Guaranteed Investment Certificate or GIC is low risk investments that offer holders a guaranteed rate of return. GICs differ from other securities in that they have smaller returns than typical investments but often also have smaller losses overall.
Often used for retirement plans (but not to be confused with RRSP limit GICs), Guaranteed Investment Certificates typically issue returns between 1 and 9% over an extended period of time. The rate of return depends on the bank who is issuing the certificate but they usually stick to these parameters. GICs also tend to offer higher interest rates than most savings accounts. Many people don’t know this but it means that by putting your money into a GIC instead of or in addition to a savings account will usually earn you more than just having a savings account alone.

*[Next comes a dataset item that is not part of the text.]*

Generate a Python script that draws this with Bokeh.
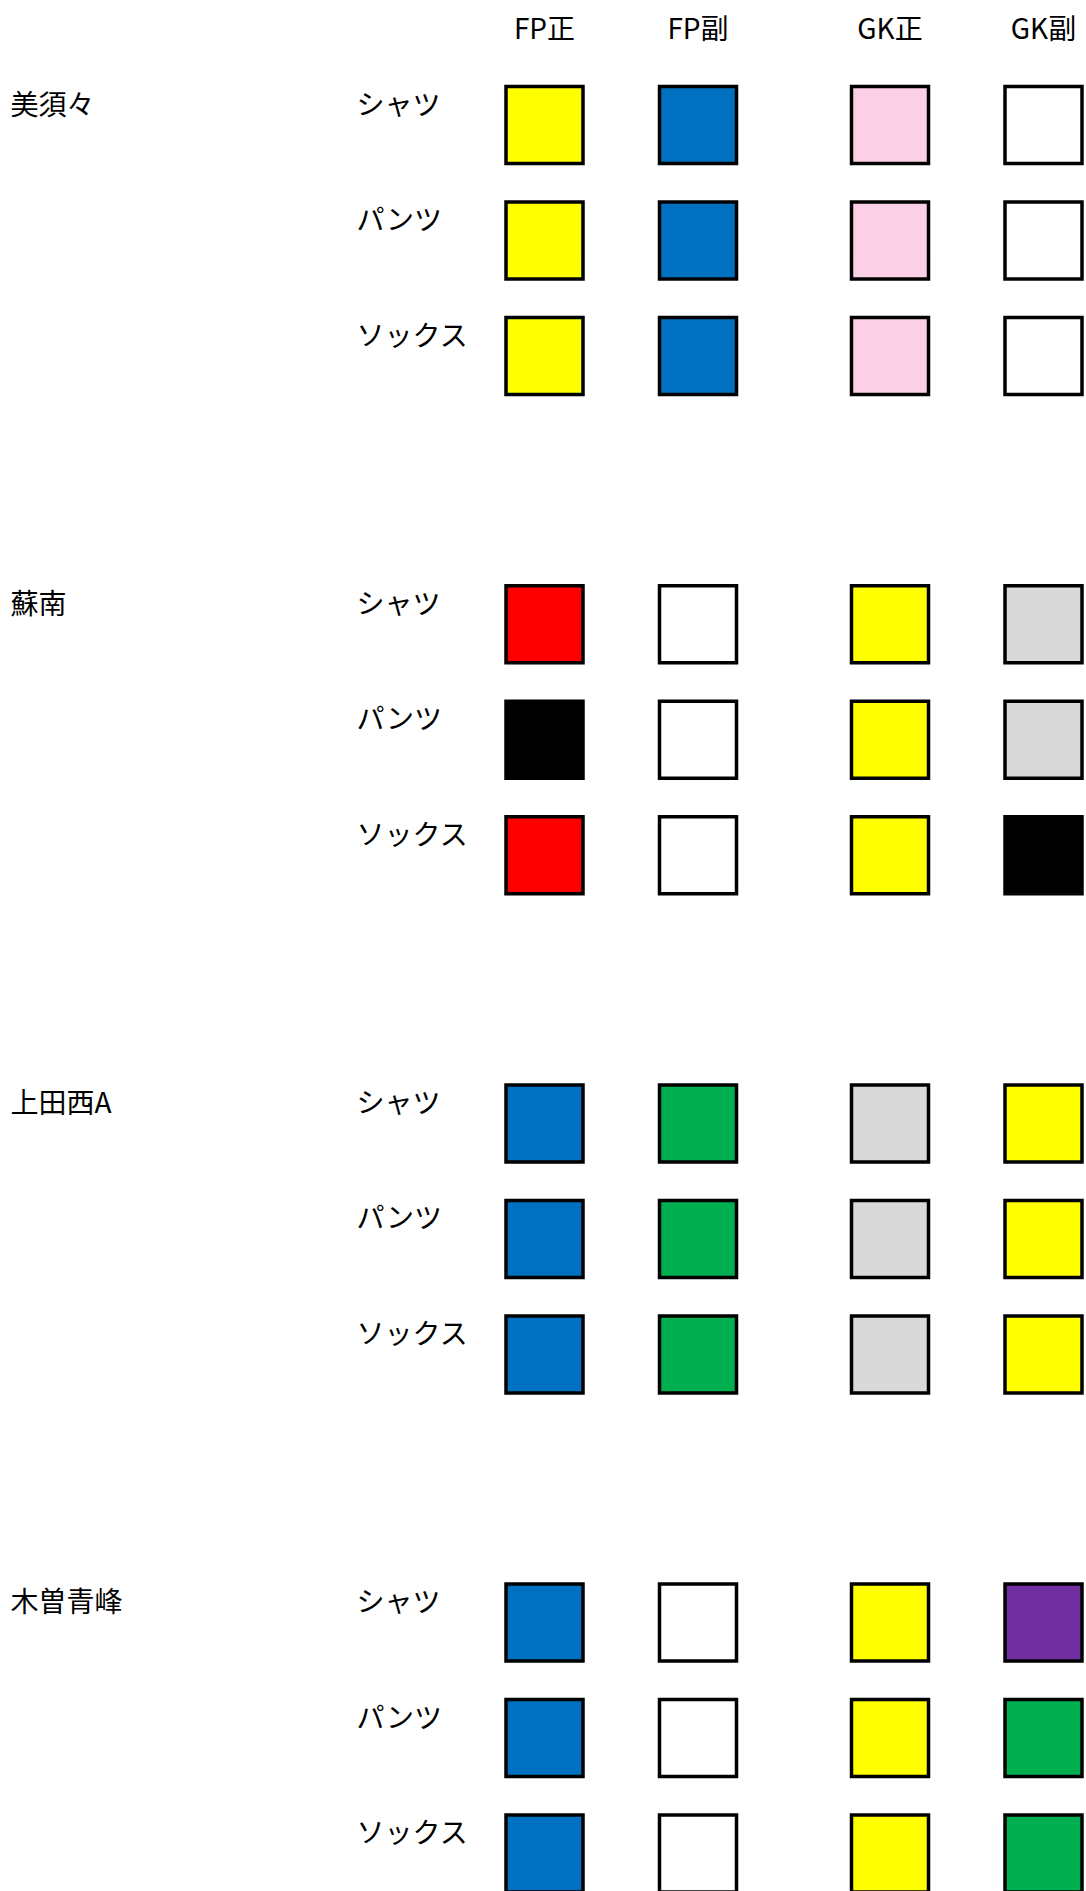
from bokeh.plotting import figure
from bokeh.models import Range1d, ColumnDataSource
from bokeh.core.properties import value
from bokeh.embed import file_html
from bokeh.resources import INLINE

# ---- data ----
teams = ["美須々", "蘇南", "上田西A", "木曽青峰"]
items = ["シャツ", "パンツ", "ソックス"]
kits = ["FP正", "FP副", "GK正", "GK副"]

YELLOW = "#FFFF00"
BLUE = "#0070C0"
PINK = "#FBD0E7"
WHITE = "#FFFFFF"
RED = "#FF0000"
BLACK = "#000000"
GRAY = "#D9D9D9"
GREEN = "#00B050"
PURPLE = "#7030A0"

misuzu = [
    [YELLOW, BLUE, PINK, WHITE],
    [YELLOW, BLUE, PINK, WHITE],
    [YELLOW, BLUE, PINK, WHITE],
]
sonan = [
    [RED, WHITE, YELLOW, GRAY],
    [BLACK, WHITE, YELLOW, GRAY],
    [RED, WHITE, YELLOW, BLACK],
]
uedanishi_a = [
    [BLUE, GREEN, GRAY, YELLOW],
    [BLUE, GREEN, GRAY, YELLOW],
    [BLUE, GREEN, GRAY, YELLOW],
]
kiso_seiho = [
    [BLUE, WHITE, YELLOW, PURPLE],
    [BLUE, WHITE, YELLOW, GREEN],
    [BLUE, WHITE, YELLOW, GREEN],
]
team_colors = [misuzu, sonan, uedanishi_a, kiso_seiho]

# ---- layout (sheet-like grid) ----
CELL = 77
TEAM_PITCH = 499.2
ROW_PITCH = 115.5
FIRST_ROW_TOP = 86
KIT_X0 = 544
KIT_PITCH = 153.5
GROUP_GAP = 38.5
TEAM_LABEL_X = 10
ITEM_LABEL_X = 356
LABEL_OFFSET = 16
HEADER_Y = 26


def kit_x(i):
    return KIT_X0 + KIT_PITCH * i + (GROUP_GAP if i >= 2 else 0)


def row_top(t, r):
    return FIRST_ROW_TOP + TEAM_PITCH * t + ROW_PITCH * r


xs, ys, fills = [], [], []
for t, grid in enumerate(team_colors):
    for r, row in enumerate(grid):
        for k, c in enumerate(row):
            xs.append(kit_x(k))
            ys.append(row_top(t, r) + CELL / 2)
            fills.append(c)
cells = ColumnDataSource(dict(x=xs, y=ys, fill=fills))

W, H = 1086, 1891
p = figure(width=W, height=H, output_backend="svg", toolbar_location=None,
           x_range=Range1d(0, W), y_range=Range1d(H, 0),
           min_border=0, x_axis_location=None, y_axis_location=None,
           tools="")
p.grid.visible = False
p.outline_line_color = None
p.background_fill_color = "white"

p.rect(x="x", y="y", width=CELL, height=CELL, source=cells,
       fill_color="fill", line_color="black", line_width=3.5,
       line_join="miter")

font = value("Noto Sans CJK JP")

# headers
p.text(x=[kit_x(k) for k in range(len(kits))], y=[HEADER_Y] * len(kits), text=kits,
       text_font=font, text_font_size="28px", text_align="center",
       text_baseline="middle", text_color="black")

# team labels
p.text(x=[TEAM_LABEL_X] * len(teams),
       y=[row_top(t, 0) + LABEL_OFFSET for t in range(len(teams))], text=teams,
       text_font=font, text_font_size="28px", text_align="left",
       text_baseline="middle", text_color="black")

# item labels
il_x, il_y, il_t = [], [], []
for t in range(len(teams)):
    for r, it in enumerate(items):
        il_x.append(ITEM_LABEL_X)
        il_y.append(row_top(t, r) + LABEL_OFFSET)
        il_t.append(it)
p.text(x=il_x, y=il_y, text=il_t, text_font=font, text_font_size="28px",
       text_align="left", text_baseline="middle", text_color="black")

open("out.html", "w").write(file_html(p, INLINE))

Though GIC’s often earn individuals more money than a savings account in the long run, they can be less profitable than stocks. Yet history has shown that GICs are much safer than stocks, which are subject to several volatile factors including the economy, inflation and market value risk. The point is that while stocks like oil gas stocks might earn more, at any moment they could also cause investors to lose big. For example, in September 2000, the NASDAQ traded at 4,234.33 points but by October 2002 it had plummeted to 1,108.49 points. The market recovered slightly – that is until 2008 when the market experienced eight consecutive days of decline. After the smoke had cleared, the market had tanked by 1,874 points or 18.1% of its value eight days prior to the crash. Guaranteed Investment Certificates are not subject to the stock market fluctuations that can be caused by things like the NASDAQ. Investors receive a set percentage of interest over a stated number of years.
So, when deciding whether or not to invest in GICs you really have to figure out what is most important to you in terms of investing. If you want something safe but want to earn more than you do in a savings account then a GIC is a good choice. However, if you really want a high return on your money it is best to invest in the stock market you just need to be able to absorb the losses that may come with doing so.